NEW YORK, NEW YORK – JANUARY 21: Traders work on the floor of the New York Stock Exchange (NYSE) on … [+]
Stock market crashes are tough to predict. Fortunately, they are also quite a bit rarer than you might think. The stock market dropping overnight has historically appeared a result of either glitches in trading operations or unexpectedly correlated behavior such as forced selling. For example it is now often believed that the 1987 Black Monday crash where the markets fell over 20% in a day was primarily driven by portfolio insurance, where many investors had trading rules in place causing them to sell if the markets dropped by a certain amount. The intent was to protect these investors from larger losses. The reality was that these trading plans may have made a potentially milder crash a lot worse. Yes, there is always a trigger event, but though it kicks things off, there can be multiple potential triggers and its the correlated selling that leads to a big decline and a crash rather than a more normal small dip. Fortunately, circuit breakers may help manage crash risk going forward.

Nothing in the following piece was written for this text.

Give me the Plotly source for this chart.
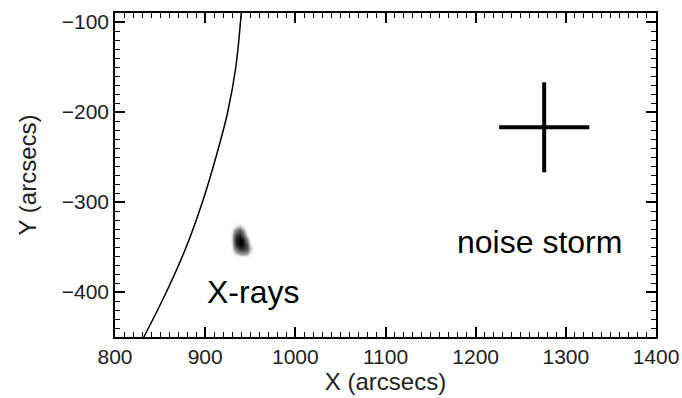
import plotly.graph_objects as go

# Solar limb points
limb_x = [832, 857, 879, 897, 912, 925, 934, 940]
limb_y = [-450, -400, -350, -300, -250, -200, -150, -90]

# X-ray source intensity map
blob_x = [926, 930, 934, 938, 942, 946, 950, 954, 958]
blob_y = [-362, -357, -352, -347, -342, -337, -332, -327, -322]
blob_z = [
    [0, 0, 0, 0, 0, 0, 0, 0, 0],
    [0, 0.05, 0.2, 0.35, 0.4, 0.35, 0.15, 0.03, 0],
    [0, 0.1, 0.55, 0.8, 0.8, 0.65, 0.3, 0.05, 0],
    [0, 0.15, 0.8, 1.0, 0.95, 0.65, 0.2, 0.02, 0],
    [0, 0.2, 0.85, 1.0, 0.9, 0.45, 0.08, 0, 0],
    [0, 0.2, 0.75, 0.9, 0.65, 0.2, 0.02, 0, 0],
    [0, 0.12, 0.5, 0.65, 0.4, 0.06, 0, 0, 0],
    [0, 0.04, 0.18, 0.28, 0.15, 0.02, 0, 0, 0],
    [0, 0, 0, 0, 0, 0, 0, 0, 0],
]

# Noise storm cross
storm_x = 1276
storm_y = -217
storm_half = 50

labels = [
    {"text": "X-rays", "x": 953, "y": -400},
    {"text": "noise storm", "x": 1271, "y": -344},
]

x_ticks = [800, 900, 1000, 1100, 1200, 1300, 1400]
y_ticks = [-100, -200, -300, -400]

fig = go.Figure()
fig.add_trace(go.Heatmap(
    x=blob_x, y=blob_y, z=blob_z, zsmooth="best", showscale=False,
    colorscale=[[0, "rgba(255,255,255,0)"], [0.3, "#a8a8a8"], [1, "#000000"]],
    zmin=0, zmax=1, hoverinfo="skip",
))
fig.add_trace(go.Scatter(x=limb_x, y=limb_y, mode="lines",
                         line=dict(color="black", width=1.5, shape="spline"),
                         hoverinfo="skip"))
fig.add_trace(go.Scatter(x=[storm_x - storm_half, storm_x + storm_half], y=[storm_y, storm_y],
                         mode="lines", line=dict(color="black", width=4)))
fig.add_trace(go.Scatter(x=[storm_x, storm_x], y=[storm_y - storm_half, storm_y + storm_half],
                         mode="lines", line=dict(color="black", width=4)))

for lab in labels:
    fig.add_annotation(x=lab["x"], y=lab["y"], text=lab["text"], showarrow=False,
                       font=dict(size=32, color="black", family="Liberation Sans"))

axis_common = dict(
    showgrid=False, zeroline=False, showline=True, linecolor="black", linewidth=1.5,
    mirror="allticks", ticks="inside", ticklen=10, tickwidth=1.5, tickcolor="black",
    tickfont=dict(size=21, color="#222", family="Liberation Sans"), automargin=False,
)
fig.update_xaxes(range=[800, 1400], tickvals=x_ticks, ticktext=[str(v) for v in x_ticks],
                 title=dict(text="X (arcsecs)", font=dict(size=24, color="#222"), standoff=2),
                 minor=dict(dtick=10, ticks="inside", ticklen=5, tickcolor="black", tickwidth=1),
                 **axis_common)
fig.update_yaxes(range=[-450, -90], tickvals=y_ticks,
                 ticktext=["\u2212" + str(-v) for v in y_ticks],
                 title=dict(text="Y (arcsecs)", font=dict(size=24, color="#222"), standoff=18),
                 minor=dict(dtick=10, tick0=0, ticks="inside", ticklen=5, tickcolor="black", tickwidth=1),
                 **axis_common)
fig.update_layout(
    width=682, height=398, margin=dict(l=115, r=26, t=13, b=61),
    paper_bgcolor="white", plot_bgcolor="white", showlegend=False,
    font=dict(family="Liberation Sans"),
)
fig.write_html("out.html")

Still, crashes appear an endemic risk of investing in the market. As such they are hard to predict. What is more common is a simple bear market. That stocks will decline, not overnight, but over a period of multiple months. This outcome does appear more likely today for two main reasons.
The first is valuation. Valuation suggests that the U.S. market is expensive today. This is true across a host of metrics, suggesting the U.S. market is anywhere to between somewhat expensive to the most expensive its ever been.

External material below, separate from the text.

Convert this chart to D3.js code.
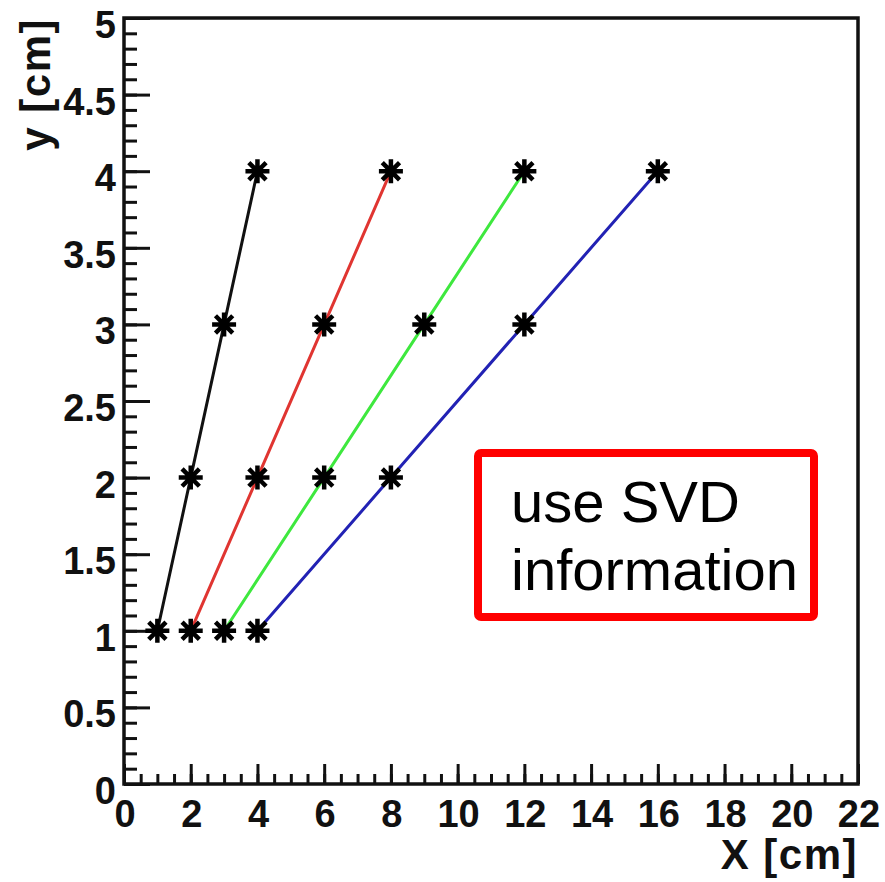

Now, the catch with valuation is it can’t time the market all that well. It suggests returns to the U.S. market will be depressed over the coming years, but it does a poor job forecasting the direction of the market next month, or even next year. Only when you look out a few years does valuation offer a reasonable amount of forecasting power and even then it can inform the market’s broad direction but you can’t be certain. For example, the U.S. markets have been expensive for a few year now, and Alan Greenspan, then Fed Chair, made his famous “irrational exuberance” comment about the market in 1996, suggesting it was overvalued. The market only fell a few years later. So valuation is definitely a imprecise short-term metric.
The second issue is the economy. Now there are things to worry about with the economy, notably manufacturing currently. This is always true, of course. There has virtually never been a period in history when any major economy has been without at least a few dark clouds.

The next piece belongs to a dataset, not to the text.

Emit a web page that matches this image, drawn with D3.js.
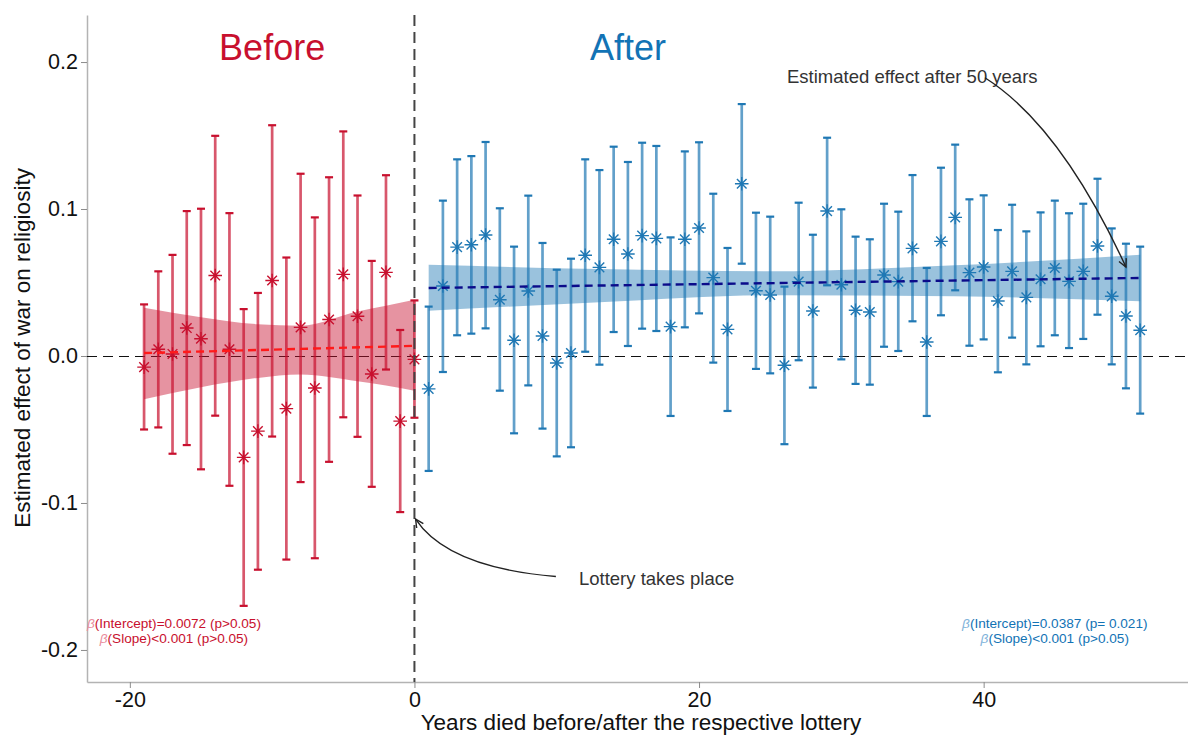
<!DOCTYPE html>
<html>
<head>
<meta charset="utf-8">
<script src="https://cdn.jsdelivr.net/npm/d3@7"></script>
<style>
  body { margin: 0; background: #fff; }
  svg text { font-family: "Liberation Sans", Arial, sans-serif; }
</style>
</head>
<body>
<div id="chart"></div>
<script>
/* Data */
const beforeYears = [-19, -18, -17, -16, -15, -14, -13, -12, -11, -10, -9, -8, -7, -6, -5, -4, -3, -2, -1, 0]
const beforeEst = [-0.0076, 0.0046, 0.0014, 0.0190, 0.0117, 0.0548, 0.0046, -0.0690, -0.0511, 0.0514,
  -0.0358, 0.0195, -0.0218, 0.0248, 0.0555, 0.0270, -0.0122, 0.0569, -0.0443, -0.0023]
const beforeLow = [-0.0500, -0.0486, -0.0665, -0.0606, -0.0771, -0.0406, -0.0883, -0.1700, -0.1454, -0.0548,
  -0.1385, -0.0858, -0.1376, -0.0720, -0.0417, -0.0550, -0.0890, -0.0092, -0.1062, -0.0420]
const beforeHigh = [0.0351, 0.0576, 0.0688, 0.0986, 0.1002, 0.1498, 0.0972, 0.0319, 0.0429, 0.1570,
  0.0670, 0.1240, 0.0943, 0.1216, 0.1528, 0.1092, 0.0647, 0.1230, 0.0177, 0.0378]

const afterYears = [1, 2, 3, 4, 5, 6, 7, 8, 9, 10, 11, 12, 13, 14, 15, 16, 17, 18, 19, 20, 21, 22, 23, 24, 25,
  26, 27, 28, 29, 30, 31, 32, 33, 34, 35, 36, 37, 38, 39, 40, 41, 42, 43, 44, 45, 46, 47, 48, 49, 50, 51]
const afterEst = [-0.0224, 0.0476, 0.0741, 0.0757, 0.0823, 0.0383, 0.0107, 0.0442, 0.0136, -0.0048,
  0.0020, 0.0685, 0.0603, 0.0794, 0.0694, 0.0819, 0.0800, 0.0200, 0.0794, 0.0871,
  0.0533, 0.0181, 0.1172, 0.0444, 0.0415, -0.0063, 0.0506, 0.0306, 0.0986, 0.0485,
  0.0311, 0.0299, 0.0551, 0.0506, 0.0732, 0.0095, 0.0780, 0.0943, 0.0567, 0.0605,
  0.0374, 0.0576, 0.0399, 0.0522, 0.0599, 0.0508, 0.0576, 0.0748, 0.0406, 0.0272, 0.0175]
const afterLow = [-0.0782, -0.0109, 0.0141, 0.0152, 0.0188, -0.0236, -0.0526, -0.0200, -0.0494, -0.0683,
  -0.0621, 0.0029, -0.0059, 0.0163, 0.0068, 0.0186, 0.0170, -0.0408, 0.0195, 0.0290,
  -0.0045, -0.0374, 0.0628, -0.0088, -0.0118, -0.0600, -0.0029, -0.0215, 0.0481, -0.0023,
  -0.0190, -0.0195, 0.0063, 0.0034, 0.0236, -0.0408, 0.0277, 0.0447, 0.0070, 0.0113,
  -0.0111, 0.0125, -0.0057, 0.0066, 0.0141, 0.0054, 0.0116, 0.0281, -0.0057, -0.0220, -0.0392]
const afterHigh = [0.0336, 0.1057, 0.1338, 0.1360, 0.1456, 0.1005, 0.0744, 0.1091, 0.0769, 0.0587,
  0.0662, 0.1338, 0.1265, 0.1424, 0.1320, 0.1451, 0.1429, 0.0807, 0.1392, 0.1454,
  0.1104, 0.0735, 0.1714, 0.0975, 0.0948, 0.0472, 0.1043, 0.0825, 0.1485, 0.0998,
  0.0812, 0.0794, 0.1036, 0.0982, 0.1231, 0.0599, 0.1281, 0.1438, 0.1066, 0.1093,
  0.0857, 0.1029, 0.0848, 0.0977, 0.1057, 0.0971, 0.1036, 0.1206, 0.0868, 0.0764, 0.0744]

// linear fit + confidence band
const beforeBandX = [-19, -15, -11, -8, -4, -2, 0]
const beforeBandLow = [-0.0294, -0.0213, -0.0149, -0.0126, -0.0172, -0.0200, -0.0236]
const beforeBandHigh = [0.0328, 0.0264, 0.0216, 0.0206, 0.0303, 0.0342, 0.0383]
const beforeFitX = [-19, 0]
const beforeFitY = [0.0020, 0.0069]

const afterBandX = [1, 13, 25, 38, 51]
const afterBandLow = [0.0308, 0.0365, 0.0413, 0.0406, 0.0372]
const afterBandHigh = [0.0621, 0.0592, 0.0576, 0.0617, 0.0689]
const afterFitX = [1, 51]
const afterFitY = [0.0463, 0.0531]

const xTicks = [-20, 0, 20, 40]
const yTicks = [-0.2, -0.1, 0.0, 0.1, 0.2]

/* Setup */
const width = 1188
const height = 738
const red = "#C8102E"
const blue = "#1F78B4"

const svg = d3.select("#chart").append("svg")
    .attr("width", width)
    .attr("height", height)

const x = d3.scaleLinear().domain([-23.01, 54.36]).range([87, 1188])
const y = d3.scaleLinear().domain([-0.2218, 0.232]).range([682, 15])

const zip = (xs, ys) => xs.map((d, i) => [d, ys[i]])

/* Axes */
const yAxis = svg.append("g")
    .attr("transform", `translate(${x.range()[0]},0)`)
    .call(d3.axisLeft(y).tickValues(yTicks).tickFormat(d => d.toFixed(1)).tickSize(6).tickSizeOuter(0).tickPadding(3))
const xAxis = svg.append("g")
    .attr("transform", `translate(0,${y.range()[0]})`)
    .call(d3.axisBottom(x).tickValues(xTicks).tickFormat(d => d).tickSize(6).tickSizeOuter(0).tickPadding(4))

;[yAxis, xAxis].forEach(g => {
  g.select(".domain").attr("stroke", "#b3b3b3").attr("stroke-width", 1.5)
  g.selectAll(".tick line").attr("stroke", "#8c8c8c").attr("stroke-width", 1)
  g.selectAll(".tick text").attr("fill", "#111").attr("font-size", 21.5)
      .attr("font-family", "'Liberation Sans', Arial, sans-serif")
})

svg.append("text")
    .attr("transform", `translate(24,${y(0) - 8}) rotate(-90)`)
    .attr("text-anchor", "middle")
    .attr("dominant-baseline", "middle")
    .attr("font-size", 22.5)
    .attr("fill", "#111")
    .text("Estimated effect of war on religiosity")

svg.append("text")
    .attr("x", 641)
    .attr("y", 730)
    .attr("text-anchor", "middle")
    .attr("font-size", 22.5)
    .attr("fill", "#111")
    .text("Years died before/after the respective lottery")

/* Reference lines */
svg.append("line")
    .attr("x1", x.range()[0]).attr("x2", x.range()[1])
    .attr("y1", Math.round(y(0)) + 0.5).attr("y2", Math.round(y(0)) + 0.5)
    .attr("stroke", "#111").attr("stroke-width", 1)
    .attr("stroke-dasharray", "10,6")

/* Bands and fits */
const area = d3.area().curve(d3.curveMonotoneX)
    .x(d => x(d[0])).y0(d => y(d[1])).y1(d => y(d[2]))
const line = d3.line().x(d => x(d[0])).y(d => y(d[1]))

svg.append("path")
    .datum(beforeBandX.map((d, i) => [d, beforeBandLow[i], beforeBandHigh[i]]))
    .attr("d", area)
    .attr("fill", red).attr("fill-opacity", 0.45)

svg.append("path")
    .datum(afterBandX.map((d, i) => [d, afterBandLow[i], afterBandHigh[i]]))
    .attr("d", area)
    .attr("fill", blue).attr("fill-opacity", 0.45)

/* Error bars and markers */
const drawSeries = (years, est, low, high, color) => {
  const g = svg.append("g")
  const rows = years.map((d, i) => ({ year: d, est: est[i], low: low[i], high: high[i] }))
  const capW = 4

  g.selectAll(".bar").data(rows).join("line")
      .attr("x1", d => x(d.year)).attr("x2", d => x(d.year))
      .attr("y1", d => y(d.low)).attr("y2", d => y(d.high))
      .attr("stroke", color).attr("stroke-width", 2.7).attr("stroke-opacity", 0.7)

  ;["low", "high"].forEach(k => {
    g.selectAll(".cap-" + k).data(rows).join("line")
        .attr("x1", d => x(d.year) - capW).attr("x2", d => x(d.year) + capW)
        .attr("y1", d => y(d[k])).attr("y2", d => y(d[k]))
        .attr("stroke", color).attr("stroke-width", 2.2)
  })

  const r = 6.8
  const star = [0, 45, 90, 135].map(a => {
    const t = a * Math.PI / 180
    return `M${-r * Math.cos(t)},${-r * Math.sin(t)}L${r * Math.cos(t)},${r * Math.sin(t)}`
  }).join("")

  g.selectAll(".pt").data(rows).join("path")
      .attr("transform", d => `translate(${x(d.year)},${y(d.est)})`)
      .attr("d", star)
      .attr("fill", "none")
      .attr("stroke", color).attr("stroke-width", 1.4)
}

drawSeries(beforeYears, beforeEst, beforeLow, beforeHigh, red)
drawSeries(afterYears, afterEst, afterLow, afterHigh, blue)

svg.append("path")
    .datum(zip(beforeFitX, beforeFitY))
    .attr("d", line)
    .attr("fill", "none").attr("stroke", "#FF1A1A").attr("stroke-width", 2.4)
    .attr("stroke-dasharray", "8,5")

svg.append("path")
    .datum(zip(afterFitX, afterFitY))
    .attr("d", line)
    .attr("fill", "none").attr("stroke", "#0B0B8A").attr("stroke-width", 2.4)
    .attr("stroke-dasharray", "8,5")

// lottery line
svg.append("line")
    .attr("x1", x(0)).attr("x2", x(0))
    .attr("y1", y.range()[1]).attr("y2", y.range()[0])
    .attr("stroke", "#444").attr("stroke-width", 2)
    .attr("stroke-dasharray", "11,6")

/* Labels */
svg.append("text")
    .attr("x", x(-10)).attr("y", y(0.2102))
    .attr("text-anchor", "middle").attr("dominant-baseline", "central")
    .attr("font-size", 36).attr("fill", red)
    .text("Before")

svg.append("text")
    .attr("x", x(15)).attr("y", y(0.2102))
    .attr("text-anchor", "middle").attr("dominant-baseline", "central")
    .attr("font-size", 36).attr("fill", "#1273B5")
    .text("After")

const betaLabel = (cx, lines, color, light) => {
  lines.forEach((txt, i) => {
    const t = svg.append("text")
        .attr("x", x(cx)).attr("y", y(-0.1814) + i * 15)
        .attr("text-anchor", "middle").attr("dominant-baseline", "central")
        .attr("font-size", 13.6).attr("fill", color)
    t.append("tspan").attr("font-style", "italic").attr("fill", light).text("β")
    t.append("tspan").text(txt)
  })
}
betaLabel(-16.9, ["(Intercept)=0.0072 (p>0.05)", "(Slope)<0.001 (p>0.05)"], red, "#EA8C9C")
betaLabel(45, ["(Intercept)=0.0387 (p= 0.021)", "(Slope)<0.001 (p>0.05)"], "#1273B5", "#7FB3DA")

/* Annotations with curved arrows */
svg.append("defs").append("marker")
    .attr("id", "arrow")
    .attr("viewBox", "-10 -6 12 12")
    .attr("markerWidth", 12).attr("markerHeight", 12)
    .attr("markerUnits", "userSpaceOnUse")
    .attr("orient", "auto")
    .append("path")
    .attr("d", "M-8,-4L0,0L-8,4")
    .attr("fill", "none").attr("stroke", "#222").attr("stroke-width", 1.4)

const curveArrow = (p0, c, p1) => {
  svg.append("path")
      .attr("d", `M${x(p0[0])},${y(p0[1])}Q${x(c[0])},${y(c[1])} ${x(p1[0])},${y(p1[1])}`)
      .attr("fill", "none").attr("stroke", "#222").attr("stroke-width", 1.4)
      .attr("marker-end", "url(#arrow)")
}

svg.append("text")
    .attr("x", x(11.56)).attr("y", y(-0.1517))
    .attr("dominant-baseline", "central")
    .attr("font-size", 18.5).attr("fill", "#333")
    .text("Lottery takes place")
curveArrow([9.94, -0.150], [2.35, -0.144], [0.08, -0.111])

svg.append("text")
    .attr("x", x(26.18)).attr("y", y(0.190))
    .attr("dominant-baseline", "central")
    .attr("font-size", 18.5).attr("fill", "#333")
    .text("Estimated effect after 50 years")
curveArrow([40.09, 0.1893], [45.43, 0.1565], [50.0, 0.0605])
</script>
</body>
</html>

However, the argument here is a bit more macro as it relates to the stock market. Essentially, unemployment in the U.S. at 3.5% is extremely low. On the face of it that’s great news. Lower unemployment, more consumer spending, faster growth. All true so far as it goes.
Nonetheless, when you zoom out a bit as an investor, counter-intuitively the time to buy the market can be when unemployment is high, not when it is low. When unemployment is high market valuations are often depressed and there’s a lot of room for growth in the economy should growth pick up.
Now, in the U.S. we have the opposite situation. Valuations are very high as discussed above and unemployment is great, but it just can’t get that much better from here for that much longer. Again, this is not to say that the U.S. economy won’t see a good run for a few more months or even years, but that for investors valuations can’t rise much more and earnings too are likely a bit stretched. Hence the risks may be to the downside, even if we can’t forecast the timing.
Furthermore, in addition to rising unemployment, assuming that happens, the other risk is an inverted yield curve. This happened last year. Analysis suggests that the yield curve and unemployment are the best recession predictors. Recession can, in turn, drive the markets.
It therefore seems that the risks to the markets are to the downside. Not necessarily this month or year, but on a medium-term view. Sadly, those forecasting methods that are somewhat reliable, based on history, do take a few years to play out, and even then they aren’t guaranteed. Still, the omens don’t look good. Nonetheless, equities have still historically been the best asset class over the very long term, so if history is any guide, even with a rough patch for stocks, you’ll still likely come out ahead on a decade plus view if sufficiently diversified in your investing approach and historical trends hold.
What should you do as an investor? Well buy and hold is often considered a fine strategy. You can potentially ignore all macro forecasts, most of which are wrong anyway, and stay in the market. The only challenge there is that buy and hold is a much easier to convince yourself of during positive markets.
You need to be sure you can indeed hold through the next bear market, especially since your portfolio risk level may have increased recently. If not, consider taking some risk of the table, by switching out some stocks for bonds or diversifying internationally. So whether or not we see a crash in 2020 is impossible to say, but there is a risk that market returns, especially for the U.S., are a lot less good for the next few years, than we’ve seen in recent history.